--- BEGIN Dataset excerpt ---

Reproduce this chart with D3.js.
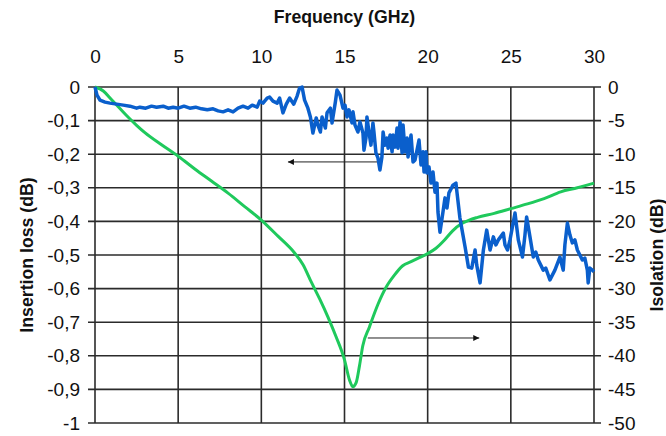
<!DOCTYPE html>
<html>
<head>
<meta charset="utf-8">
<script src="https://d3js.org/d3.v7.min.js"></script>
<style>
  body { margin: 0; background: #fff; }
  text { font-family: "Liberation Sans", Arial, sans-serif; }
</style>
</head>
<body>
<div id="chart"></div>
<script>
// frequency ticks and axis ticks
var freqTicks = [0, 5, 10, 15, 20, 25, 30];
var lossTicks = [0, -0.1, -0.2, -0.3, -0.4, -0.5, -0.6, -0.7, -0.8, -0.9, -1];
var isoTicks = [0, -5, -10, -15, -20, -25, -30, -35, -40, -45, -50];

// insertion loss (blue, left axis) : frequency in GHz, loss in dB
var lossFreq = [0, 0.12, 0.3, 0.6, 0.9, 1.3, 1.7, 2.1, 2.5, 2.7, 3.05, 3.4, 3.7, 4.1, 4.4, 4.7, 5.0, 5.35, 5.7, 6.05,
  6.4, 6.75, 7.1, 7.4, 7.7, 8.0, 8.3, 8.6, 8.9, 9.2, 9.45, 9.75, 9.9, 10.1, 10.35, 10.5, 10.7, 10.95, 11.1, 11.3,
  11.5, 11.7, 11.95, 12.15, 12.3, 12.45, 12.6, 12.8, 12.95, 13.1, 13.3, 13.4, 13.55, 13.65, 13.85, 13.95, 14.15, 14.25, 14.45, 14.55,
  14.73, 14.91, 15.03, 15.15, 15.27, 15.45, 15.51, 15.63, 15.81, 15.93, 16.11, 16.17, 16.29, 16.35, 16.47, 16.59, 16.71, 16.77, 16.89, 17.01,
  17.13, 17.25, 17.32, 17.44, 17.56, 17.62, 17.74, 17.86, 17.92, 18.04, 18.16, 18.22, 18.34, 18.46, 18.52, 18.64, 18.76, 18.82, 19.0, 19.12,
  19.24, 19.36, 19.48, 19.6, 19.72, 19.78, 19.9, 19.96, 20.08, 20.2, 20.32, 20.44, 20.56, 20.62, 20.74, 20.92, 21.04, 21.16, 21.28, 21.46,
  21.52, 21.7, 21.76, 21.94, 22.12, 22.25, 22.45, 22.65, 22.85, 22.95, 23.15, 23.35, 23.55, 23.75, 23.95, 24.1,
  24.25, 24.55, 24.65, 24.8, 24.95, 25.25, 25.45, 25.7, 25.85, 25.95, 26.15, 26.35, 26.5, 26.65, 26.95, 27.1, 27.35, 27.65, 27.95, 28.15,
  28.25, 28.4, 28.55, 28.7, 28.85, 29.0, 29.15, 29.3, 29.45, 29.6, 29.65, 29.75, 29.9, 30];
var lossDb = [0, -0.024, -0.039, -0.045, -0.048, -0.051, -0.054, -0.057, -0.063, -0.06, -0.063, -0.057, -0.06, -0.057, -0.063, -0.06, -0.063, -0.057, -0.063, -0.06,
  -0.065, -0.068, -0.065, -0.071, -0.074, -0.068, -0.074, -0.063, -0.057, -0.063, -0.054, -0.06, -0.042, -0.048, -0.033, -0.03, -0.042, -0.048, -0.033, -0.077,
  -0.051, -0.033, -0.051, -0.027, -0.003, 0, -0.039, -0.063, -0.089, -0.137, -0.092, -0.113, -0.134, -0.089, -0.122, -0.077, -0.063, -0.107, -0.045, -0.009,
  -0.024, -0.063, -0.054, -0.089, -0.068, -0.107, -0.074, -0.113, -0.134, -0.104, -0.137, -0.188, -0.152, -0.089, -0.134, -0.173, -0.107, -0.134, -0.196, -0.211,
  -0.247, -0.208, -0.134, -0.173, -0.152, -0.182, -0.143, -0.193, -0.143, -0.179, -0.122, -0.182, -0.104, -0.196, -0.113, -0.193, -0.152, -0.208, -0.143, -0.223,
  -0.217, -0.188, -0.158, -0.232, -0.193, -0.253, -0.193, -0.256, -0.238, -0.286, -0.253, -0.313, -0.286, -0.372, -0.432, -0.372, -0.33, -0.36, -0.315, -0.298,
  -0.292, -0.286, -0.313, -0.39, -0.44, -0.476, -0.536, -0.539, -0.485, -0.53, -0.583, -0.485, -0.426, -0.485, -0.446, -0.47,
  -0.455, -0.435, -0.47, -0.485, -0.455, -0.375, -0.455, -0.506, -0.44, -0.387, -0.446, -0.506, -0.491, -0.515, -0.545, -0.539, -0.574, -0.545, -0.506, -0.545,
  -0.47, -0.405, -0.44, -0.464, -0.455, -0.485, -0.5, -0.515, -0.509, -0.545, -0.583, -0.539, -0.545, -0.55];

// isolation (green, right axis) : frequency in GHz, isolation in dB
var isoFreq = [0, 0.5, 1, 1.5, 2, 2.5, 3, 4, 5, 6, 7, 8, 9, 10, 11, 12, 12.5, 13, 13.5, 14, 14.5,
  15, 15.3, 15.5, 15.7, 15.9, 16.1, 16.5, 17, 17.5, 18, 18.5, 19, 19.5, 20, 20.5, 21, 21.5, 22, 22.5, 23,
  24, 25, 26, 27, 28, 29, 30];
var isoDb = [0, -0.6, -1.9, -3.2, -4.5, -5.7, -6.8, -8.6, -10.3, -12.2, -14.0, -15.8, -17.8, -19.8, -22.2, -24.7, -26.4, -29.0, -31.5, -34.2, -37.2,
  -40.6, -43.6, -44.6, -44.0, -41.5, -38.5, -35.7, -32.4, -29.8, -28.0, -26.6, -26.0, -25.4, -24.8, -24.0, -22.8, -21.4, -20.4, -19.8, -19.4,
  -18.8, -18.1, -17.4, -16.6, -15.6, -15.0, -14.3];

// arrows : [from, to] in GHz, and the height on the loss axis
var arrowFreq = [[16.95, 11.6], [16.4, 23.1]];
var arrowLoss = [-0.223, -0.747];

var margin = {top: 87, right: 72, bottom: 13, left: 95},
    width = 666 - margin.left - margin.right,
    height = 436 - margin.top - margin.bottom;

var svg = d3.select("#chart")
  .append("svg")
    .attr("width", width + margin.left + margin.right)
    .attr("height", height + margin.top + margin.bottom)
  .append("g")
    .attr("transform", "translate(" + margin.left + "," + margin.top + ")");

var locale = d3.formatLocale({decimal: ",", thousands: ".", grouping: [3], currency: ["", ""], minus: "-"});
var fmt = locale.format("~g");

var x = d3.scaleLinear().domain([0, 30]).range([0, width]);
var y = d3.scaleLinear().domain([-1, 0]).range([height, 0]);
var y2 = d3.scaleLinear().domain([-50, 0]).range([height, 0]);

var gridColor = "#2b2b2b";

// grid
svg.append("g")
  .selectAll("line.v")
  .data(freqTicks)
  .enter().append("line")
    .attr("x1", function(d) { return x(d); })
    .attr("x2", function(d) { return x(d); })
    .attr("y1", 0).attr("y2", height)
    .attr("stroke", gridColor).attr("stroke-width", 1.6);
svg.append("g")
  .selectAll("line.h")
  .data(lossTicks)
  .enter().append("line")
    .attr("x1", -7).attr("x2", width + 7)
    .attr("y1", function(d) { return y(d); })
    .attr("y2", function(d) { return y(d); })
    .attr("stroke", gridColor).attr("stroke-width", 1.6);

// axes (labels only, lines drawn above)
function styleAxis(g) {
  g.select(".domain").remove();
  g.selectAll(".tick line").remove();
  g.selectAll("text").attr("font-size", "19px").attr("fill", "#111");
}

svg.append("g")
  .call(d3.axisTop(x).tickValues(freqTicks).tickSize(0).tickPadding(24).tickFormat(fmt))
  .call(styleAxis);
svg.append("g")
  .call(d3.axisLeft(y).tickValues(lossTicks).tickSize(7).tickPadding(8).tickFormat(fmt))
  .call(styleAxis);
svg.append("g")
  .attr("transform", "translate(" + width + ",0)")
  .call(d3.axisRight(y2).tickValues(isoTicks).tickSize(7).tickPadding(7).tickFormat(fmt))
  .call(styleAxis);

// axis titles
svg.append("text")
  .attr("x", width / 2).attr("y", -64)
  .attr("text-anchor", "middle")
  .attr("font-size", "17.7px").attr("font-weight", "bold").attr("fill", "#111")
  .text("Frequency (GHz)");
svg.append("text")
  .attr("transform", "translate(" + (-62) + "," + (height / 2) + ") rotate(-90)")
  .attr("text-anchor", "middle")
  .attr("font-size", "17.7px").attr("font-weight", "bold").attr("fill", "#111")
  .text("Insertion loss (dB)");
svg.append("text")
  .attr("transform", "translate(" + (width + 69) + "," + (height / 2) + ") rotate(-90)")
  .attr("text-anchor", "middle")
  .attr("font-size", "17.7px").attr("font-weight", "bold").attr("fill", "#111")
  .text("Isolation (dB)");

// lines
var lossLine = d3.line()
  .x(function(d, i) { return x(lossFreq[i]); })
  .y(function(d) { return y(d); });
var isoLine = d3.line()
  .x(function(d, i) { return x(isoFreq[i]); })
  .y(function(d) { return y2(d); })
  .curve(d3.curveMonotoneX);

svg.append("path")
  .datum(isoDb)
  .attr("d", isoLine)
  .attr("fill", "none")
  .attr("stroke", "#1fc95c")
  .attr("stroke-width", 3)
  .attr("stroke-linejoin", "round");

svg.append("path")
  .datum(lossDb)
  .attr("d", lossLine)
  .attr("fill", "none")
  .attr("stroke", "#0a5fcc")
  .attr("stroke-width", 3.5)
  .attr("stroke-linejoin", "round");

// arrows
svg.append("defs").append("marker")
    .attr("id", "head")
    .attr("viewBox", "0 0 10 10")
    .attr("refX", 10).attr("refY", 5)
    .attr("markerWidth", 10).attr("markerHeight", 6)
    .attr("markerUnits", "userSpaceOnUse")
    .attr("orient", "auto")
  .append("path")
    .attr("d", "M0,0L10,5L0,10Z")
    .attr("fill", "#111");

svg.append("g")
  .selectAll("line")
  .data(arrowFreq)
  .enter().append("line")
    .attr("x1", function(d) { return x(d[0]); })
    .attr("x2", function(d) { return x(d[1]); })
    .attr("y1", function(d, i) { return y(arrowLoss[i]); })
    .attr("y2", function(d, i) { return y(arrowLoss[i]); })
    .attr("stroke", "#222").attr("stroke-width", 1)
    .attr("marker-end", "url(#head)");
</script>
</body>
</html>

--- END Dataset excerpt ---

(What you should do):
Print, exactly as written, the lines above from the first one to the one containing "-40, -45, -50];". Leave out pictures.

(Exercise output):
Reproduce this chart with D3.js.
<!DOCTYPE html>
<html>
<head>
<meta charset="utf-8">
<script src="https://d3js.org/d3.v7.min.js"></script>
<style>
  body { margin: 0; background: #fff; }
  text { font-family: "Liberation Sans", Arial, sans-serif; }
</style>
</head>
<body>
<div id="chart"></div>
<script>
// frequency ticks and axis ticks
var freqTicks = [0, 5, 10, 15, 20, 25, 30];
var lossTicks = [0, -0.1, -0.2, -0.3, -0.4, -0.5, -0.6, -0.7, -0.8, -0.9, -1];
var isoTicks = [0, -5, -10, -15, -20, -25, -30, -35, -40, -45, -50];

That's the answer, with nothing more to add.